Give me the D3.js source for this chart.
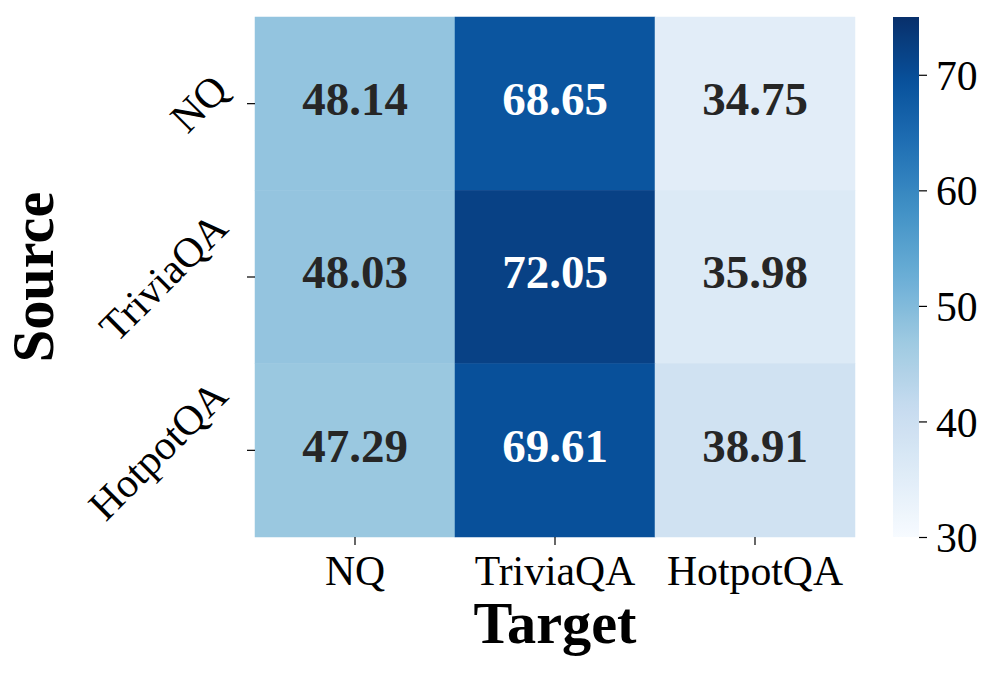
<!DOCTYPE html>
<html>
<head>
<meta charset="utf-8">
<script src="https://cdn.jsdelivr.net/npm/d3@7"></script>
<style>
  html, body { margin: 0; padding: 0; background: #fff; }
  svg { display: block; }
  text { font-family: "Liberation Serif", "Times New Roman", serif; }
</style>
</head>
<body>
<svg id="chart" width="997" height="675"></svg>
<script>
// ---- data ----
const sources = ["NQ", "TriviaQA", "HotpotQA"];
const targets = ["NQ", "TriviaQA", "HotpotQA"];
const rowNQ = [48.14, 68.65, 34.75];
const rowTriviaQA = [48.03, 72.05, 35.98];
const rowHotpotQA = [47.29, 69.61, 38.91];
const values = [rowNQ, rowTriviaQA, rowHotpotQA];
const colorbarTicks = [30, 40, 50, 60, 70];
const vmin = 30, vmax = 75;
const xLabel = "Target";
const yLabel = "Source";
// matplotlib "Blues" anchor colors
const bluesStops = ["#f7fbff","#deebf7","#c6dbef","#9ecae1","#6baed6","#4292c6","#2171b5","#08519c","#08306b"];

// ---- layout ----
const hm = { left: 255, right: 855, top: 17, bottom: 537 };
const cb = { left: 893, right: 919 };
const svg = d3.select("#chart");

const x = d3.scaleBand().domain(targets).range([hm.left, hm.right]);
const y = d3.scaleBand().domain(sources).range([hm.top, hm.bottom]);
const cmapT = d3.scaleLinear()
  .domain(bluesStops.map((_, i) => i / (bluesStops.length - 1)))
  .range(bluesStops)
  .interpolate(d3.interpolateRgb)
  .clamp(true);
const color = v => cmapT((v - vmin) / (vmax - vmin));

function relLum(c) {
  const rgb = d3.rgb(c);
  const f = v => { v /= 255; return v <= 0.03928 ? v / 12.92 : Math.pow((v + 0.055) / 1.055, 2.4); };
  return 0.2126 * f(rgb.r) + 0.7152 * f(rgb.g) + 0.0722 * f(rgb.b);
}

const cells = [];
sources.forEach((s, i) => targets.forEach((t, j) => cells.push({ s, t, v: values[i][j] })));

// cells
svg.append("g").selectAll("rect").data(cells).join("rect")
  .attr("x", d => x(d.t))
  .attr("y", d => y(d.s))
  .attr("width", x.bandwidth())
  .attr("height", y.bandwidth())
  .attr("fill", d => color(d.v))
  .attr("stroke", d => color(d.v))
  .attr("stroke-width", 0.5);

// annotations
const annSize = 47;
svg.append("g").selectAll("text").data(cells).join("text")
  .attr("x", d => x(d.t) + x.bandwidth() / 2)
  .attr("y", d => y(d.s) + y.bandwidth() / 2 + 0.24 * annSize)
  .attr("text-anchor", "middle")
  .attr("font-size", annSize)
  .attr("font-weight", "bold")
  .attr("fill", d => relLum(color(d.v)) < 0.408 ? "#ffffff" : "#262626")
  .text(d => d.v.toFixed(2));

const tickFs = 41.7;

// x axis
const xAxis = svg.append("g")
  .attr("transform", `translate(0,${hm.bottom})`)
  .call(d3.axisBottom(x).tickSize(8).tickPadding(10));
xAxis.select(".domain").remove();
xAxis.selectAll(".tick line").attr("stroke", "#000").attr("stroke-width", 1.2);
xAxis.selectAll(".tick text")
  .attr("font-size", tickFs)
  .attr("fill", "#000")
  .attr("dy", null)
  .attr("y", 48)
  .style("font-family", "'Liberation Serif', serif");

// y axis (45 deg rotated labels, right-aligned bbox, vertically centered)
const yAxis = svg.append("g")
  .attr("transform", `translate(${hm.left},0)`)
  .call(d3.axisLeft(y).tickSize(8).tickFormat(""));
yAxis.select(".domain").remove();
yAxis.selectAll(".tick line").attr("stroke", "#000").attr("stroke-width", 1.2);
yAxis.selectAll(".tick").each(function(d) {
  const g = d3.select(this);
  const t = g.append("text")
    .attr("font-size", tickFs)
    .attr("fill", "#000")
    .attr("text-anchor", "middle")
    .attr("dominant-baseline", "central")
    .style("font-family", "'Liberation Serif', serif")
    .text(d);
  const bb = t.node().getBBox();
  const h = tickFs * 1.0;
  const W = (bb.width + h) * Math.SQRT1_2;
  const cx = -8 - 12 - W / 2;
  t.attr("transform", `translate(${cx},0) rotate(-45)`);
});

// axis titles
const titleFs = 58.3;
svg.append("text")
  .attr("x", (hm.left + hm.right) / 2)
  .attr("y", 643)
  .attr("text-anchor", "middle")
  .attr("font-size", titleFs)
  .attr("font-weight", "bold")
  .text(xLabel);
svg.append("text")
  .attr("transform", `translate(53,${(hm.top + hm.bottom) / 2}) rotate(-90)`)
  .attr("text-anchor", "middle")
  .attr("font-size", titleFs)
  .attr("font-weight", "bold")
  .text(yLabel);

// colorbar
const cbScale = d3.scaleLinear().domain([vmin, vmax]).range([hm.bottom, hm.top]);
const defs = svg.append("defs");
const grad = defs.append("linearGradient").attr("id", "cbgrad")
  .attr("x1", 0).attr("y1", 1).attr("x2", 0).attr("y2", 0);
d3.range(0, 1.0001, 0.02).forEach(t => {
  grad.append("stop").attr("offset", t).attr("stop-color", cmapT(t));
});
svg.append("rect")
  .attr("x", cb.left).attr("y", hm.top)
  .attr("width", cb.right - cb.left).attr("height", hm.bottom - hm.top)
  .attr("fill", "url(#cbgrad)");
const cAxis = svg.append("g")
  .attr("transform", `translate(${cb.right},0)`)
  .call(d3.axisRight(cbScale).tickValues(colorbarTicks).tickSize(8).tickPadding(9));
cAxis.select(".domain").remove();
cAxis.selectAll(".tick line").attr("stroke", "#000").attr("stroke-width", 1.2);
cAxis.selectAll(".tick text")
  .attr("font-size", tickFs)
  .attr("fill", "#000")
  .attr("dy", "0.35em")
  .style("font-family", "'Liberation Serif', serif");
</script>
</body>
</html>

#####

To be done
Search the data for "chart". Copy every matching line.

Completed task
Give me the D3.js source for this chart.
<svg id="chart" width="997" height="675"></svg>
const svg = d3.select("#chart");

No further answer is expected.